Replacing coefficients in this formula with those of our previous expression, we find \begin{align*} \left(x - \frac{A_x}{1 - k^2} \right)^2 + \left(y - \frac{A_y}{1 - k^2}\right)^2 = \frac{A_x^2 + A_y^2}{(1 - k^2)^2} - \frac{|A|^2}{1 - k^2} = \left( \frac{k |A|}{|1 - k^2|} \right)^2 \end{align*}

Since $A = a - b$, we confirm that the radius is $r = k\frac{|a - b|}{|1 - k^2|}$. In complex form, we find $$|w - \frac{a - b}{1 - k^2}| = \frac{k|a - b|}{|1 - k^2|},$$ Translating back to $z$, we find $$|z - \frac{a - b k^2}{1 - k^2}| = \frac{k|a - b|}{|1 - k^2|},$$ which shows that the center is $c = \frac{a - b k^2}{1 - k^2}$.

There's a slicker calculation which doesn't unpack to real coordinates.
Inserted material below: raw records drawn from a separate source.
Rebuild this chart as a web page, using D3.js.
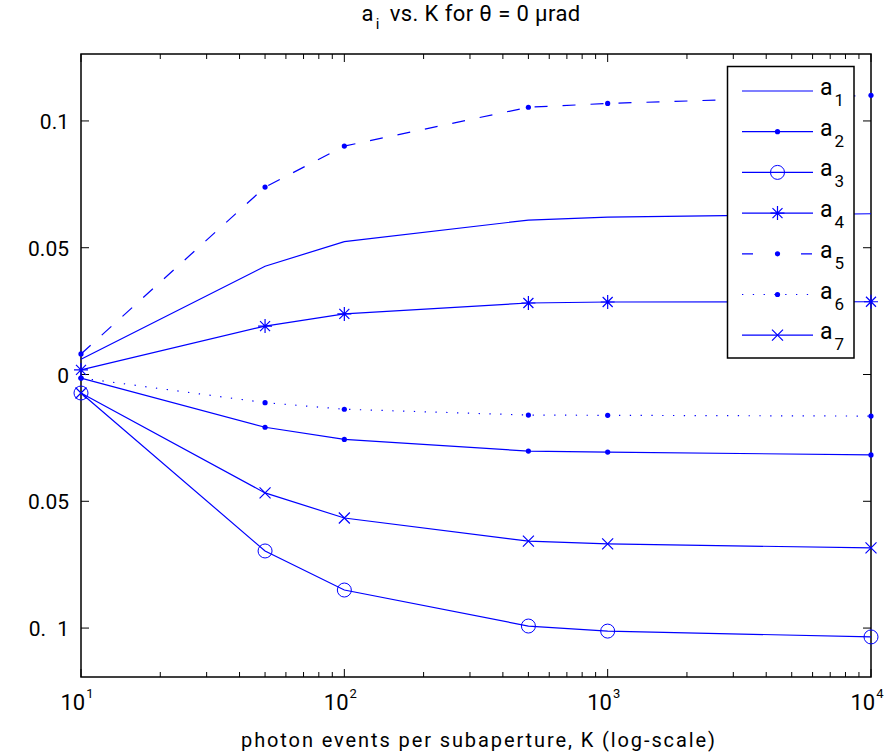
<!DOCTYPE html>
<html><head><meta charset="utf-8">
<script src="https://cdn.jsdelivr.net/npm/d3@7/dist/d3.min.js"></script>
<style>body{margin:0;background:#fff}svg{display:block}text{font-family:Roboto,"Noto Sans",sans-serif;fill:#000;white-space:pre}</style>
</head><body><svg id="c" width="892" height="756"></svg>
<script>
const K = [10, 50, 100, 500, 1000, 10000];
const a1 = [0.0060, 0.0427, 0.0524, 0.0609, 0.0621, 0.0634];
const a2 = [-0.0014, -0.0208, -0.0256, -0.0302, -0.0306, -0.0317];
const a3 = [-0.0073, -0.0696, -0.0850, -0.0992, -0.1012, -0.1035];
const a4 = [0.0018, 0.0191, 0.0239, 0.0282, 0.0286, 0.0287];
const a5 = [0.0081, 0.0739, 0.0901, 0.1054, 0.1069, 0.1101];
const a6 = [-0.0014, -0.0111, -0.0137, -0.0160, -0.0161, -0.0164];
const a7 = [-0.0073, -0.0467, -0.0566, -0.0657, -0.0668, -0.0684];
const seriesNames = ["1","2","3","4","5","6","7"];
const yTickValues = [0.1, 0.05, 0, -0.05, -0.1];
const yTickLabels = ["0.1", "0.05", "0", "0.05", "0. 1"];
const xTickValues = [10, 100, 1000, 10000];
const xTickExps = ["1", "2", "3", "4"];
const titleMain = "a", titleSub = "i", titleRest = " vs. K for \u03b8 = 0 \u00b5rad";
const xLabel = "photon events per subaperture, K (log-scale)";

const series = [
  {v:a1, dash:null, marker:"none"},
  {v:a2, dash:null, marker:"dot"},
  {v:a3, dash:null, marker:"circle"},
  {v:a4, dash:null, marker:"star"},
  {v:a5, dash:"13,15", marker:"dot"},
  {v:a6, dash:"1.3,9.5", marker:"dot"},
  {v:a7, dash:null, marker:"x"}
];
const blue = "#0000ff";
const L = 81, R = 871, T = 54, B = 677;
const svg = d3.select("#c");
const x = d3.scaleLog().domain([10, 10000]).range([L, R]);
const y = d3.scaleLinear().domain([-0.1193, 0.1264]).range([B, T]);

const tt = svg.append("text").attr("x", 471).attr("y", 21).attr("text-anchor","middle")
  .style("font-size","22px").style("letter-spacing","0.4px");
tt.append("tspan").text(titleMain);
tt.append("tspan").attr("dx",2).attr("dy", 8).style("font-size","15px").text(titleSub);
tt.append("tspan").attr("dx",4).attr("dy", -8).text(titleRest);

svg.append("rect").attr("x", L).attr("y", T).attr("width", R-L).attr("height", B-T)
  .attr("fill","none").attr("stroke","#000").attr("stroke-width",1.5);

const minor = [];
for (let d of [10,100,1000]) for (let m=2;m<=9;m++) minor.push(d*m);
const tg = svg.append("g").attr("stroke","#000").attr("stroke-width",1);
xTickValues.forEach(v => {
  tg.append("line").attr("x1",x(v)).attr("x2",x(v)).attr("y1",B).attr("y2",B-8);
  tg.append("line").attr("x1",x(v)).attr("x2",x(v)).attr("y1",T).attr("y2",T+8);
});
minor.forEach(v => {
  tg.append("line").attr("x1",x(v)).attr("x2",x(v)).attr("y1",B).attr("y2",B-5);
  tg.append("line").attr("x1",x(v)).attr("x2",x(v)).attr("y1",T).attr("y2",T+5);
});
yTickValues.forEach(v => {
  tg.append("line").attr("x1",L).attr("x2",L+8).attr("y1",y(v)).attr("y2",y(v));
  tg.append("line").attr("x1",R).attr("x2",R-8).attr("y1",y(v)).attr("y2",y(v));
});

yTickValues.forEach((v,i) => {
  svg.append("text").attr("x", L-12).attr("y", y(v)+8).attr("text-anchor","end")
    .style("font-size","21px").style("word-spacing","6px").text(yTickLabels[i]);
});
xTickValues.forEach((v,i) => {
  const t = svg.append("text").attr("x", x(v)-4).attr("y", 710).attr("text-anchor","middle").style("font-size","22px");
  t.append("tspan").text("10");
  t.append("tspan").attr("dx",1).attr("dy",-12).style("font-size","13px").text(xTickExps[i]);
});
svg.append("text").attr("x", 478).attr("y", 747).attr("text-anchor","middle").style("font-size","20px")
  .attr("textLength", 474).text(xLabel);

function drawMarker(g, type, cx, cy) {
  if (type === "dot") g.append("circle").attr("cx",cx).attr("cy",cy).attr("r",2.6).attr("fill",blue);
  else if (type === "circle") g.append("circle").attr("cx",cx).attr("cy",cy).attr("r",7).attr("fill","none").attr("stroke",blue).attr("stroke-width",1);
  else if (type === "x") {
    const s = 5.5;
    g.append("path").attr("d",`M${cx-s},${cy-s}L${cx+s},${cy+s}M${cx-s},${cy+s}L${cx+s},${cy-s}`).attr("stroke",blue).attr("stroke-width",1.2);
  } else if (type === "star") {
    const s = 7, d = 5;
    g.append("path").attr("d",`M${cx-s},${cy}L${cx+s},${cy}M${cx},${cy-s}L${cx},${cy+s}M${cx-d},${cy-d}L${cx+d},${cy+d}M${cx-d},${cy+d}L${cx+d},${cy-d}`).attr("stroke",blue).attr("stroke-width",1.2);
  }
}

const line = d3.line().x((d,i)=>x(K[i])).y(d=>y(d));
const pg = svg.append("g");
series.forEach(s => {
  pg.append("path").attr("d", line(s.v)).attr("fill","none").attr("stroke",blue).attr("stroke-width",1.2)
    .attr("stroke-dasharray", s.dash);
  if (s.marker !== "none") s.v.forEach((v,i) => drawMarker(pg, s.marker, x(K[i]), y(v)));
});

const lg = svg.append("g");
lg.append("rect").attr("x",727.5).attr("y",66.5).attr("width",126.5).attr("height",291.5)
  .attr("fill","#fff").attr("stroke","#000").attr("stroke-width",1.5);
series.forEach((s,i) => {
  const ly = 91 + i*40.7;
  lg.append("line").attr("x1",742).attr("x2",813).attr("y1",ly).attr("y2",ly)
    .attr("stroke",blue).attr("stroke-width",1.2).attr("stroke-dasharray", s.dash === "13,15" ? "11,48" : s.dash);
  if (s.marker !== "none") drawMarker(lg, s.marker, 777.5, ly);
  const t = lg.append("text").attr("x",820).attr("y",ly+4).style("font-size","23px");
  t.append("tspan").text("a");
  t.append("tspan").attr("dx",2).attr("dy",11).style("font-size","17px").text(seriesNames[i]);
});
</script>
</body></html>
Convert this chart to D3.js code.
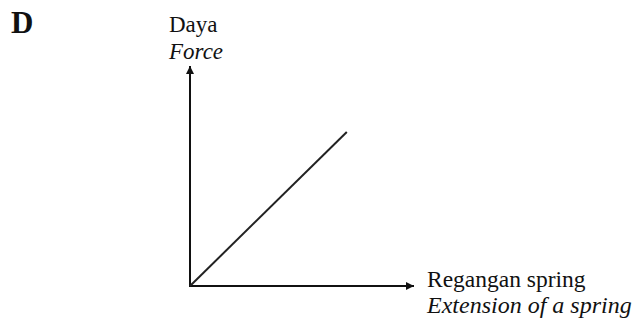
<!DOCTYPE html>
<html>
<head>
<meta charset="utf-8">
<script src="https://cdn.jsdelivr.net/npm/d3@7"></script>
<style>
  html, body { margin: 0; padding: 0; background: #fff; }
  text { font-family: "Liberation Serif", "DejaVu Serif", serif; fill: #111; }
</style>
</head>
<body>
<div id="container"></div>
<script>
const width = 635, height = 322;

// --- Data: a straight line through the origin (force proportional to extension)
const extension = [0, 7];
const force = [0, 7];
const axisMax = [10, 10];

const x = d3.scaleLinear().domain([0, axisMax[0]]).range([190, 414]);
const y = d3.scaleLinear().domain([0, axisMax[1]]).range([286, 66]);

const svg = d3.select("#container").append("svg")
  .attr("width", width).attr("height", height);

// arrowhead marker
svg.append("defs").append("marker")
  .attr("id", "arrow")
  .attr("viewBox", "0 0 10 10")
  .attr("refX", 10).attr("refY", 5)
  .attr("markerWidth", 13).attr("markerHeight", 8)
  .attr("markerUnits", "userSpaceOnUse")
  .attr("orient", "auto")
  .append("path").attr("d", "M0,0 L10,5 L0,10 Z").attr("fill", "#111");

// axes
svg.append("line")
  .attr("x1", x(0)).attr("y1", y(0)).attr("x2", x(axisMax[0])).attr("y2", y(0))
  .attr("stroke", "#111").attr("stroke-width", 2).attr("marker-end", "url(#arrow)");
svg.append("line")
  .attr("x1", x(0)).attr("y1", y(0) + 1).attr("x2", x(0)).attr("y2", y(axisMax[1]))
  .attr("stroke", "#111").attr("stroke-width", 2).attr("marker-end", "url(#arrow)");

// the graph line
svg.append("path")
  .datum(extension.map((e, i) => [e, force[i]]))
  .attr("d", d3.line().x(d => x(d[0])).y(d => y(d[1])))
  .attr("fill", "none").attr("stroke", "#222").attr("stroke-width", 2);

// option letter
svg.append("text").attr("x", 11).attr("y", 33)
  .style("font-size", "31px").style("font-weight", "700").text("D");

// y-axis label
svg.append("text").attr("x", 169).attr("y", 32).style("font-size", "23px").text("Daya");
svg.append("text").attr("x", 169).attr("y", 59).style("font-size", "23px")
  .style("font-style", "italic").text("Force");

// x-axis label
svg.append("text").attr("x", 427).attr("y", 287).style("font-size", "23.5px").text("Regangan spring");
svg.append("text").attr("x", 427).attr("y", 313).style("font-size", "24px")
  .style("font-style", "italic").text("Extension of a spring");
</script>
</body>
</html>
It uses the polarization identity again, which serves as a complex substitute for completing the square: $$|z|^2 - 2 \mathrm{Re}(\bar{d}z) = |z - d|^2 - |d|^2$$

From $(\star)$, \begin{align*} 0 &= |w|^2 - 2\mathrm{Re}(\frac{\bar{A}}{1 - k^2}w) + \frac{|A|^2}{1 - k^2} \\ &= | w - \frac{A}{1 - k^2} |^2 - |\frac{A}{1 - k^2}|^2 + \frac{|A|^2}{1 - k^2}, \end{align*} which implies \begin{align*} | w - \frac{A}{1 - k^2} |^2 = \left( \frac{k |A|}{1 - k^2} \right)^2. \end{align*} Then we can finish as before.